13.3.2009 - focus.de

Zollitsch sieht „Wunden“ beim Papst

Die Kritik an Papst Benedikt XVI. wegen seines Umgangs mit den Piusbrüdern war heftig. Laut Bischofskonferenz-Vorsitzenden Zollitsch hat sie sogar Wunden hinterlassen.

Der Freiburger Erzbischof und Vorsitzende der Deutschen Bischofskonferenz Zollitsch Erzbischof Robert Zollitsch sagte am Freitag in Rom, der Papst habe sich durch die heftigen Reaktionen auf die Aufhebung der Exkommunikation der vier Bischöfe der Piusbruderschaft oft „auch persönlich angegriffen“ gefühlt. „Da spüren wir, dass da Wunden bei ihm da sind“, betonte der Freiburger Erzbischof. Mit Blick auf Merkels öffentliche Äußerungen sagte Zollitsch: „Wenn eine Regierungschefin sich tatsächlich über etwas äußern will, das den Heiligen Vater betrifft, dann gibt es für mich andere Wege – die diplomatischen.“ Er glaube nicht, dass etwas dieser Art noch einmal geschehen werde.

Der Vorsitzende der Deutschen Bischofskonferenz dankte dem Papst bei der Audienz für dessen Brief. Darin hatte Benedikt „Pannen“ im Umgang mit der Piusbruderschaft eingeräumt, zugleich aber um Verständnis für die umstrittene Begnadigung der Traditionalistenbischöfe geworben. Mit Blick auf die Piusbruderschaft stellte der Papst aber auch klar: „Man kann die Lehrautorität der Kirche nicht im Jahr 1962 einfrieren – das muss der Bruderschaft ganz klar sein.“

Piusbrüder sehen „schwerwiegende Krise“

Der Generalobere der Piusbruderschaft, Bischof Bernard Fellay, teilte mit, seine Vereinigung sei willens, die doktrinalen Gespräche in Angriff zu nehmen. Diese hatte der Vatikan als notwendig bezeichnet. Die Bruderschaft sei „weit davon entfernt“, die Tradition 1962 und damit vor dem Zweiten Vatikanischen Konzil anhalten zu wollen. „Vielmehr wünschen wir, dass das II. Vatikanum und das nachkonziliare Lehramt im Lichte dieser Tradition gesehen wird.“ Der oberste Piusbruder betonte zugleich allerdings, die „schwerwiegende Krise“ der Kirche könne nur durch eine „vollständige Rückkehr zur Reinheit des Glaubens“ gelöst werden.

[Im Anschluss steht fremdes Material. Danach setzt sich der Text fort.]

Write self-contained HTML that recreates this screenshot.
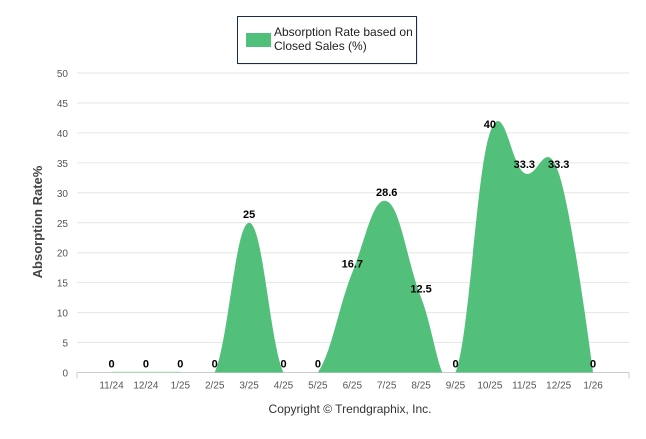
<!DOCTYPE html>
<html><head><meta charset="utf-8"><style>
body{margin:0;background:#fff;width:646px;height:434px;overflow:hidden;font-family:"Liberation Sans",Arial,sans-serif}
</style></head><body>
<svg width="646" height="434" xmlns="http://www.w3.org/2000/svg">
<defs><clipPath id="plotclip"><rect x="77" y="60" width="552" height="312.5"/></clipPath></defs>
<g>
<rect x="237.5" y="16.5" width="179" height="47" fill="#888" opacity="0.3" transform="translate(1,1)"/>
<rect x="237.5" y="16.5" width="179" height="47" fill="#fff" stroke="#1a2a50" stroke-width="1"/>
<rect x="246" y="33" width="25" height="14" fill="#52c07b"/>
<text x="274" y="36" font-size="12" fill="#222">Absorption Rate based on</text>
<text x="274" y="50" font-size="12" fill="#222">Closed Sales (%)</text>
</g>
<g id="grid"></g>
<g id="series" clip-path="url(#plotclip)"></g>
<g id="labels"></g>
<text transform="translate(42,222) rotate(-90)" text-anchor="middle" font-size="13" font-weight="bold" fill="#444">Absorption Rate%</text>
<text x="350" y="413" text-anchor="middle" font-size="12" fill="#333">Copyright © Trendgraphix, Inc.</text>
</svg>
<script>
const categories=["11/24","12/24","1/25","2/25","3/25","4/25","5/25","6/25","7/25","8/25","9/25","10/25","11/25","12/25","1/26"];
const values=[0,0,0,0,25,0,0,16.7,28.6,12.5,0,40,33.3,33.3,0];
const yTicks=[0,5,10,15,20,25,30,35,40,45,50];
const NS="http://www.w3.org/2000/svg";
const x0=111.5,dx=34.4,yBase=372.5,yTop=73,yMax=50;
function xs(i){return x0+dx*i;}
function ys(v){return yBase-(yBase-yTop)*v/yMax;}
function mk(t,a,p){const e=document.createElementNS(NS,t);for(const k in a)e.setAttribute(k,a[k]);p.appendChild(e);return e;}
const grid=document.getElementById('grid');
yTicks.forEach(t=>{
 const l=mk('line',{x1:77,x2:629,y1:ys(t),y2:ys(t),stroke:t===0?'#ccc':'#e6e6e6','stroke-width':1},grid);
 
 
 const tx=mk('text',{x:68,y:ys(t)+4,'text-anchor':'end','font-size':10,fill:'#555'},grid);
 tx.textContent=t;
 
 
});
mk('line',{x1:77,x2:77,y1:yBase,y2:yBase+6,stroke:'#ccc'},grid);
mk('line',{x1:629,x2:629,y1:yBase,y2:yBase+6,stroke:'#ccc'},grid);
categories.forEach((c,i)=>{
 const tx=mk('text',{x:xs(i),y:yBase+16,'text-anchor':'middle','font-size':10,fill:'#555'},grid);
 tx.textContent=c;
 
 
});
const pts=values.map((v,i)=>({x:xs(i),y:ys(v)}));
const sm=1.5,den=2.5;
const ctl=pts.map((p,i)=>{
 if(i===0||i===pts.length-1)return {lx:p.x,ly:p.y,rx:p.x,ry:p.y};
 const a=pts[i-1],n=pts[i+1];
 let lx=(sm*p.x+a.x)/den,ly=(sm*p.y+a.y)/den,rx=(sm*p.x+n.x)/den,ry=(sm*p.y+n.y)/den;
 const corr=((ry-ly)*(rx-p.x))/(rx-lx)+p.y-ry;ly+=corr;ry+=corr;
 return {lx,ly,rx,ry};
});
let d='M'+pts[0].x+','+pts[0].y;
for(let i=1;i<pts.length;i++){d+=' C'+ctl[i-1].rx+','+ctl[i-1].ry+' '+ctl[i].lx+','+ctl[i].ly+' '+pts[i].x+','+pts[i].y;}
const ser=document.getElementById('series');
const area=mk('path',{d:d+' L'+pts[pts.length-1].x+','+(yBase+40)+' L'+pts[0].x+','+(yBase+40)+' Z',fill:'#52c07b'},ser);


const line=mk('path',{d:'M'+pts[0].x+','+yBase+' L'+pts[2].x+','+yBase,fill:'none',stroke:'#8fd8a8','stroke-width':1.5},ser);


const lab=document.getElementById('labels');
values.forEach((v,i)=>{
 const t=mk('text',{x:xs(i),y:ys(v)-5,'text-anchor':'middle','font-size':11,'font-weight':'bold',fill:'#000'},lab);
 t.textContent=v;
 
 
});
</script>
</body></html>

Zollitsch bezeichnete Fellays Reaktion als unzureichend: „Mir ist es schwer verständlich, wenn jemand sagt: Ja, der Papst ist Papst, wir erkennen ihn an – aber wir folgen ihm nicht. Hier wird noch vieles zu klären sein.“ Zollitsch kritisierte nach einer Audienz bei Benedikt XVI. auch Bundeskanzlerin Angela Merkel (CDU) für ihre öffentliche Ermahnung des Papstes.

„Wir sind Kirche“ würdigt Papst-Brief

Die Bewegung „Wir sind Kirche“ würdigte den Papst-Brief als „bemerkenswert“. Das Schreiben zeige, „dass die vielfachen Appelle an ihn ihre Wirkung nicht verfehlt haben“. Nachdem der Papst erneut seinen Versöhnungswillen bekundet habe, sei zu hoffen, dass er „seine Bereitschaft, Barmherzigkeit zu üben, jetzt auch anderen Mitgliedern der Kirche entgegen bringen wird“. Dazu zählt die Bewegung beispielsweise Priester, die wegen des Zölibatsgesetzes aus dem Amt ausscheiden mussten, „abgestrafte (Befreiungs-)Theologen“, wiederverheiratete Geschiedene und Homosexuelle.

Der Zentralrat der Sinti und Roma nahm den Papst-Brief mit „Achtung und Respekt“ auf. Das Schreiben zeuge von dem Willen, Schaden wieder gut zu machen. Es eröffne zugleich die Chance für die Kirche, sich ihrer eigenen Geschichte in der NS-Zeit zu stellen und sich insbesondere zu ihrer historischen Verantwortung gegenüber den Holocaust-Opfern der Sinti und Roma zu bekennen.